Like Mike Lacey’s comic ‘X-Ray Specs‘, the exhibition ‘The Wavering Stage’ also played with its asymmetrical information advantage over the environment. The viewer’s gaze on the couch – on the motif of the invitation card – corresponds to the gaze through the X-ray glasses of Lacey’s young protagonist Ray.
With a medial transformation of the entire exhibition space and the accompanying mystification of the everyday object, the artist Alwin Lay also mobilized the viewing habit. The objects depicted by him often functioned as open projection surfaces and thus infinitely deep association containers at the same time. Thus, Lay’s precise statements in the perception of the observer constantly moved back and forth between denotation and connotation.

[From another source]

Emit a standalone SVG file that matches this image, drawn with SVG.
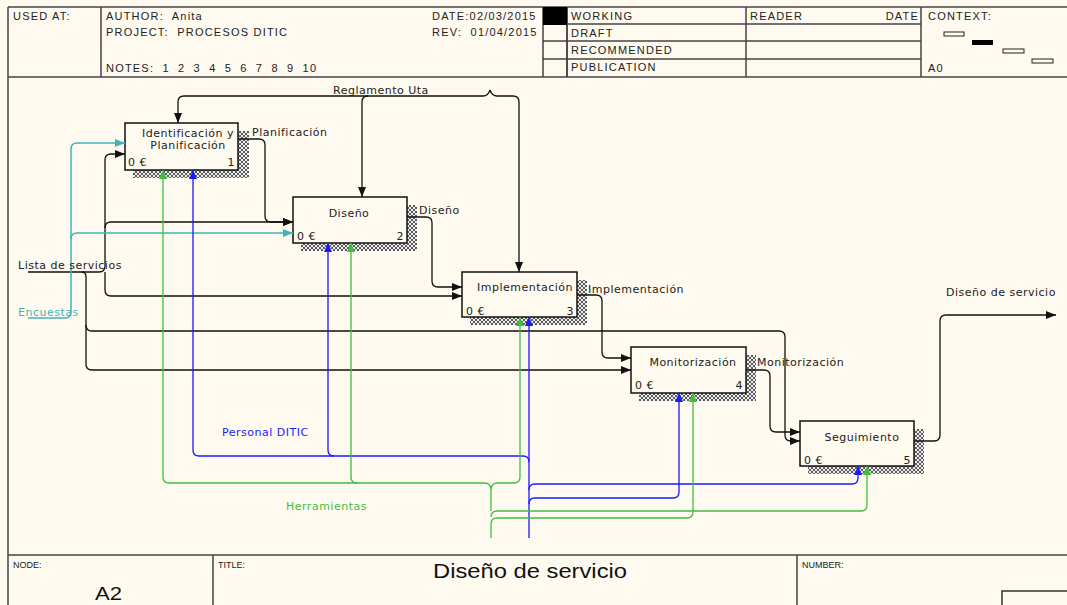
<svg xmlns="http://www.w3.org/2000/svg" width="1067" height="605" viewBox="0 0 1067 605">
<style>
.hd{font-family:"Liberation Sans",Arial,sans-serif;font-size:11px;letter-spacing:1.2px;fill:#222}
.ft{font-family:"Liberation Sans",Arial,sans-serif;font-size:9px;fill:#222}
.bx{font-family:"DejaVu Sans",sans-serif;font-size:11px;letter-spacing:0.5px;fill:#222}
.lb{font-family:"DejaVu Sans",sans-serif;font-size:11px;letter-spacing:0.5px;fill:#222}
.fr{stroke:#444;stroke-width:1.5;fill:none}
.box{fill:#fffaef;stroke:#111;stroke-width:1.5}
.sh{fill:url(#hatch)}
.k{fill:none;stroke:#111;stroke-width:1.3}
.c{fill:none;stroke:#3fb4b6;stroke-width:1.5}
.b{fill:none;stroke:#1a1aff;stroke-width:1.3}
.g{fill:none;stroke:#3fbf3f;stroke-width:1.3}
</style>
<defs>
<pattern id="hatch" width="4" height="4" patternUnits="userSpaceOnUse">
<rect width="4" height="4" fill="#eeeeee"/>
<path d="M0,0L4,4M4,0L0,4" stroke="#4a4a4a" stroke-width="0.9"/>
</pattern>
<marker id="ak" viewBox="0 0 10 8" markerWidth="10" markerHeight="8" refX="10" refY="4" orient="auto" markerUnits="userSpaceOnUse"><path d="M0,0L10,4L0,8z" fill="#111"/></marker>
<marker id="ac" viewBox="0 0 10 8" markerWidth="10" markerHeight="8" refX="10" refY="4" orient="auto" markerUnits="userSpaceOnUse"><path d="M0,0L10,4L0,8z" fill="#3fb4b6"/></marker>
<marker id="ab" viewBox="0 0 9 8" markerWidth="9" markerHeight="8" refX="9" refY="4" orient="auto" markerUnits="userSpaceOnUse"><path d="M0,0L9,4L0,8z" fill="#1a1aff"/></marker>
<marker id="ag" viewBox="0 0 9 8" markerWidth="9" markerHeight="8" refX="9" refY="4" orient="auto" markerUnits="userSpaceOnUse"><path d="M0,0L9,4L0,8z" fill="#3fbf3f"/></marker>
</defs>
<rect width="1067" height="605" fill="#fffaef"/>

<g id="frame">
<path class="fr" d="M8,7V605M8,7H1067M8,77H1067M101,7V77M543,7V77M567,7V77M746,7V77M921,7V77M543,24H921M543,41H921M543,59H921"/>
<text class="hd" x="13" y="20">USED AT:</text>
<text class="hd" x="106" y="20" xml:space="preserve">AUTHOR:  Anita</text>
<text class="hd" x="106" y="36" xml:space="preserve">PROJECT:  PROCESOS DITIC</text>
<text class="hd" x="106" y="72" word-spacing="4">NOTES: 1 2 3 4 5 6 7 8 9 10</text>
<text class="hd" x="432" y="20">DATE:02/03/2015</text>
<text class="hd" x="432" y="36" xml:space="preserve">REV:  01/04/2015</text>
<rect x="544" y="25" width="22" height="51" fill="#fffaef"/>
<path class="fr" d="M543,41H567M543,59H567M567,7V77"/>
<rect x="543" y="7" width="24" height="18" fill="#000"/>
<text class="hd" x="571" y="20">WORKING</text>
<text class="hd" x="571" y="37">DRAFT</text>
<text class="hd" x="571" y="54">RECOMMENDED</text>
<text class="hd" x="571" y="71">PUBLICATION</text>
<text class="hd" x="750" y="20">READER</text>
<text class="hd" x="919" y="20" text-anchor="end">DATE</text>
<text class="hd" x="928" y="20">CONTEXT:</text>
<text class="hd" x="928" y="72">A0</text>
<rect x="944" y="32" width="20" height="4" fill="none" stroke="#222" stroke-width="1"/>
<rect x="972" y="40" width="21" height="5" fill="#000"/>
<rect x="1003" y="49" width="21" height="4" fill="none" stroke="#222" stroke-width="1"/>
<rect x="1032" y="59" width="21" height="4" fill="none" stroke="#222" stroke-width="1"/>
<path class="fr" d="M8,555H1067M213,555V605M797,555V605"/>
<text class="ft" x="13" y="568">NODE:</text>
<text class="ft" x="218" y="568">TITLE:</text>
<text class="ft" x="802" y="568">NUMBER:</text>
<text x="95" y="600" font-family="'Liberation Sans',Arial,sans-serif" font-size="19" textLength="27" lengthAdjust="spacingAndGlyphs" fill="#111">A2</text>
<text x="433" y="578" font-family="'Liberation Sans',Arial,sans-serif" font-size="20" textLength="194" lengthAdjust="spacingAndGlyphs" fill="#111">Diseño de servicio</text>
<rect x="1002" y="591" width="70" height="20" fill="none" stroke="#333" stroke-width="1.5"/>
</g>

<g id="node-1">
<path class="sh" d="M238,131H249V178H133V170H238Z"/>
<rect class="box" x="125" y="123" width="113" height="47"/>
<text class="bx" x="188" y="137" text-anchor="middle">Identificación y</text>
<text class="bx" x="188" y="149" text-anchor="middle">Planificación</text>
<text class="bx" x="128" y="166">0 €</text>
<text class="bx" x="235" y="166" text-anchor="end">1</text>
</g>
<g id="node-2">
<path class="sh" d="M407,205H417V251H301V243H407Z"/>
<rect class="box" x="293" y="197" width="114" height="46"/>
<text class="bx" x="349" y="217" text-anchor="middle">Diseño</text>
<text class="bx" x="297" y="240">0 €</text>
<text class="bx" x="404" y="240" text-anchor="end">2</text>
</g>
<g id="node-3">
<path class="sh" d="M577,280H587V325H470V317H577Z"/>
<rect class="box" x="462" y="272" width="115" height="45"/>
<text class="bx" x="525" y="291" text-anchor="middle">Implementación</text>
<text class="bx" x="466" y="315">0 €</text>
<text class="bx" x="574" y="315" text-anchor="end">3</text>
</g>
<g id="node-4">
<path class="sh" d="M746,355H756V401H639V393H746Z"/>
<rect class="box" x="631" y="347" width="115" height="46"/>
<text class="bx" x="693" y="366" text-anchor="middle">Monitorización</text>
<text class="bx" x="635" y="389">0 €</text>
<text class="bx" x="743" y="389" text-anchor="end">4</text>
</g>
<g id="node-5">
<path class="sh" d="M914,429H924V474H808V466H914Z"/>
<rect class="box" x="800" y="421" width="114" height="45"/>
<text class="bx" x="862" y="441" text-anchor="middle">Seguimiento</text>
<text class="bx" x="804" y="464">0 €</text>
<text class="bx" x="911" y="464" text-anchor="end">5</text>
</g>

<g id="connectors">
<path class="k" marker-end="url(#ak)" d="M490,90Q488,96 483,96H184Q178,96 178,102V123"/>
<path class="k" marker-end="url(#ak)" d="M368,96Q362,96 362,102V197"/>
<path class="k" marker-end="url(#ak)" d="M490,90Q492,96 497,96H513Q519,96 519,102V272"/>
<path class="k" marker-end="url(#ak)" d="M238,139H259Q265,139 265,145V216Q265,222 271,222H293"/>
<path class="k" marker-end="url(#ak)" d="M28,272H99Q105,272 105,266V160Q105,154 111,154H125"/>
<path class="k" marker-end="url(#ak)" d="M105,228Q105,222 111,222H293"/>
<path class="k" marker-end="url(#ak)" d="M105,272V290Q105,296 111,296H462"/>
<path class="k" marker-end="url(#ak)" d="M407,217H426Q432,217 432,223V281Q432,287 438,287H462"/>
<path class="k" marker-end="url(#ak)" d="M82,272Q86,272 86,277V364Q86,370 92,370H631"/>
<path class="k" marker-end="url(#ak)" d="M86,325Q86,331 92,331H779Q785,331 785,337V435Q785,441 791,441H800"/>
<path class="k" marker-end="url(#ak)" d="M577,295H596Q602,295 602,301V352Q602,358 608,358H631"/>
<path class="k" marker-end="url(#ak)" d="M746,370H764Q770,370 770,376V426Q770,432 776,432H800"/>
<path class="k" marker-end="url(#ak)" d="M914,441H934Q940,441 940,435V321Q940,315 946,315H1056"/>
<path class="c" marker-end="url(#ac)" d="M28,318H65Q71,318 71,312V149Q71,143 77,143H125"/>
<path class="c" marker-end="url(#ac)" d="M71,239Q71,233 77,233H293"/>
<path class="b" marker-end="url(#ab)" d="M529,538V317"/>
<path class="b" marker-end="url(#ab)" d="M529,462Q529,456 523,456H199Q193,456 193,450V170"/>
<path class="b" marker-end="url(#ab)" d="M334,456Q328,456 328,450V243"/>
<path class="b" marker-end="url(#ab)" d="M529,490Q529,484 535,484H852Q858,484 858,478V466"/>
<path class="b" marker-end="url(#ab)" d="M529,504Q529,498 535,498H673Q679,498 679,492V393"/>
<path class="g" marker-end="url(#ag)" d="M491,538V524Q491,518 497,518H687Q693,518 693,512V393"/>
<path class="g" marker-end="url(#ag)" d="M491,517Q491,511 497,511H861Q867,511 867,505V466"/>
<path class="g" d="M491,511V489"/>
<path class="g" marker-end="url(#ag)" d="M491,489Q490,483 485,483H169Q163,483 163,477V170"/>
<path class="g" marker-end="url(#ag)" d="M491,489Q492,483 497,483H514Q520,483 520,477V317"/>
<path class="g" marker-end="url(#ag)" d="M357,483Q351,483 351,477V243"/>
<text class="lb" x="333" y="94">Reglamento Uta</text>
<text class="lb" x="252" y="136">Planificación</text>
<text class="lb" x="419" y="214">Diseño</text>
<text class="lb" x="588" y="293">Implementación</text>
<text class="lb" x="757" y="366">Monitorización</text>
<text class="lb" x="946" y="296">Diseño de servicio</text>
<text class="lb" x="18" y="269">Lista de servicios</text>
<text class="lb" x="18" y="316" style="fill:#3fb4b6">Encuestas</text>
<text class="lb" x="222" y="436" style="fill:#1a1aff">Personal DITIC</text>
<text class="lb" x="286" y="510" style="fill:#3fbf3f">Herramientas</text>
</g>
</svg>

Lorelinde Verhees, who successfully balances between photography and related media as if on tightropes, used a post-photographic installation to raise the question of the origin of the staging and the object per se in the proverbial space. The awareness that a medium can never be innocent but reflects an explicit, formative and responsible meaning was intrinsically linked to her work.
In ‘The Wavering Stage’, Lay and Verhees allowed a glimpse through their own glasses. The framing of this view, which the artists granted to the viewer, resembled a balanced science. Ultimately, the wit of the mediation became the decisive factor that makes the concept of the stage as a medium falter and openly questions the reality of object and staging.